-- BEGIN --

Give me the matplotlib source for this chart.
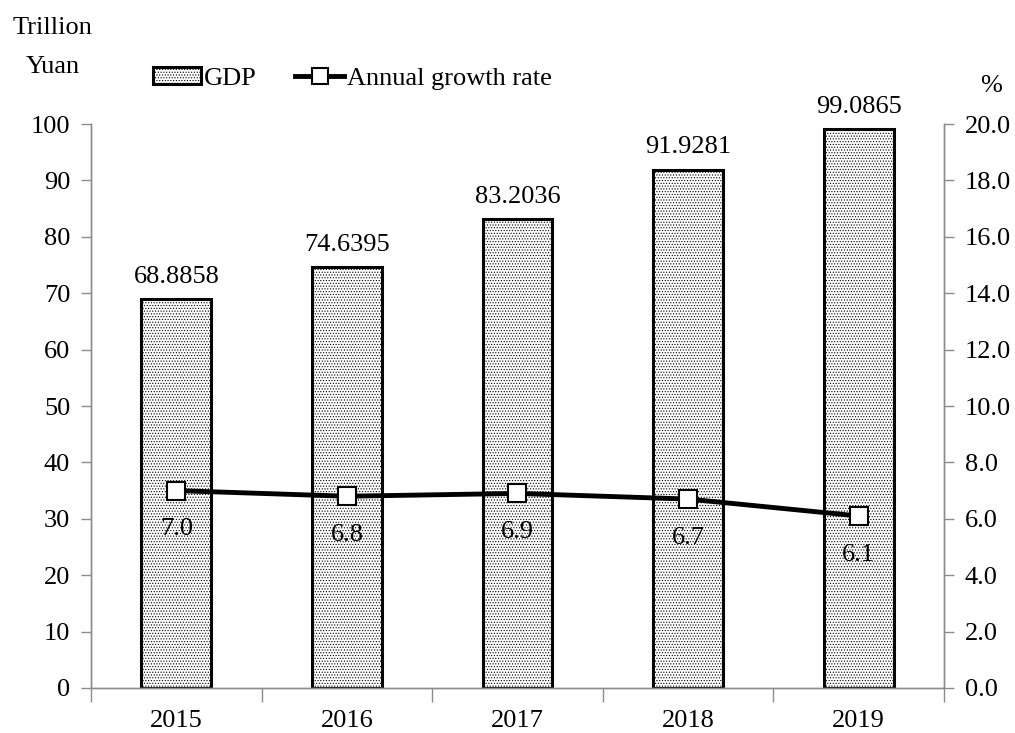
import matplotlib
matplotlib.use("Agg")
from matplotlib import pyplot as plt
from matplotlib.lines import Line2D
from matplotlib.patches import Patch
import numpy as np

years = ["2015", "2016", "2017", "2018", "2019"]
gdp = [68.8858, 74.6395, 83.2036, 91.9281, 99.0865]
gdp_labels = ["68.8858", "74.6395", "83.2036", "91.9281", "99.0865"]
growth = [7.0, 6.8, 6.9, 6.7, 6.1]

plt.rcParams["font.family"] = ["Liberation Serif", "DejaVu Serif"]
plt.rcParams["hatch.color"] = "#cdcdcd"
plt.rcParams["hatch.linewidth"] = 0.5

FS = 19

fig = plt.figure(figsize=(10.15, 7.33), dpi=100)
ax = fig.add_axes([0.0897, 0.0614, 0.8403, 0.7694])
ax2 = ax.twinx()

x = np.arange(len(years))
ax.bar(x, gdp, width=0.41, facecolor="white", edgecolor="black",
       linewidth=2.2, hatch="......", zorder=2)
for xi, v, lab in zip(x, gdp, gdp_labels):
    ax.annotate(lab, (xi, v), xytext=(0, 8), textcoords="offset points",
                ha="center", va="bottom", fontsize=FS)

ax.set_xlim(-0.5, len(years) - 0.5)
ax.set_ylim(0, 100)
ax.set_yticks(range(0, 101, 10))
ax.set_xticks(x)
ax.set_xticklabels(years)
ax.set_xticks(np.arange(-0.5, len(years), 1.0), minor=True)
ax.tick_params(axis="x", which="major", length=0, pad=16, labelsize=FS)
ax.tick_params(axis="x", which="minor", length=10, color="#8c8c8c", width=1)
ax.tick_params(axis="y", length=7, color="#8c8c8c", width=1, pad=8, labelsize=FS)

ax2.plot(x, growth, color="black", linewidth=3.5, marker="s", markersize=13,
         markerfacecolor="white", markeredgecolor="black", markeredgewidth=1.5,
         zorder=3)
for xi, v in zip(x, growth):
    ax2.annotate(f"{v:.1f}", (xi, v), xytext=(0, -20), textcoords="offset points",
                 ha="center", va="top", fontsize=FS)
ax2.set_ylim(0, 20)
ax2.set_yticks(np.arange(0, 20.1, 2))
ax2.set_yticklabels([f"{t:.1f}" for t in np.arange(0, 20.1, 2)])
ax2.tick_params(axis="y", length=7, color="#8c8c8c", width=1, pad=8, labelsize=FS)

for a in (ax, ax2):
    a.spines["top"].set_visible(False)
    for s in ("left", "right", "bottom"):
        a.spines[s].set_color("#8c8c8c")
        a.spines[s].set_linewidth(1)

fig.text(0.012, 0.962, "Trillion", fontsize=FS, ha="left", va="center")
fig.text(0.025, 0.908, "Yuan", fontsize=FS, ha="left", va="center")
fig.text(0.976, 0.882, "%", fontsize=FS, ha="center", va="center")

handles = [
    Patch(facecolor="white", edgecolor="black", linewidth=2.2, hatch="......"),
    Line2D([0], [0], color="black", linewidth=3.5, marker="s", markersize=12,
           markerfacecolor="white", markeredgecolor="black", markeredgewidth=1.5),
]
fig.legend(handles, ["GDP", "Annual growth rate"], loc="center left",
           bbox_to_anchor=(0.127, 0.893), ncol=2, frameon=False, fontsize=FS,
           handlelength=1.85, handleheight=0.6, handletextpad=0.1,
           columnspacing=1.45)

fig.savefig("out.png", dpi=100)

-- END --

Locate the lines above that contain "matplotlib" and copy them.

Give me the matplotlib source for this chart.
import matplotlib
matplotlib.use("Agg")
from matplotlib import pyplot as plt
from matplotlib.lines import Line2D
from matplotlib.patches import Patch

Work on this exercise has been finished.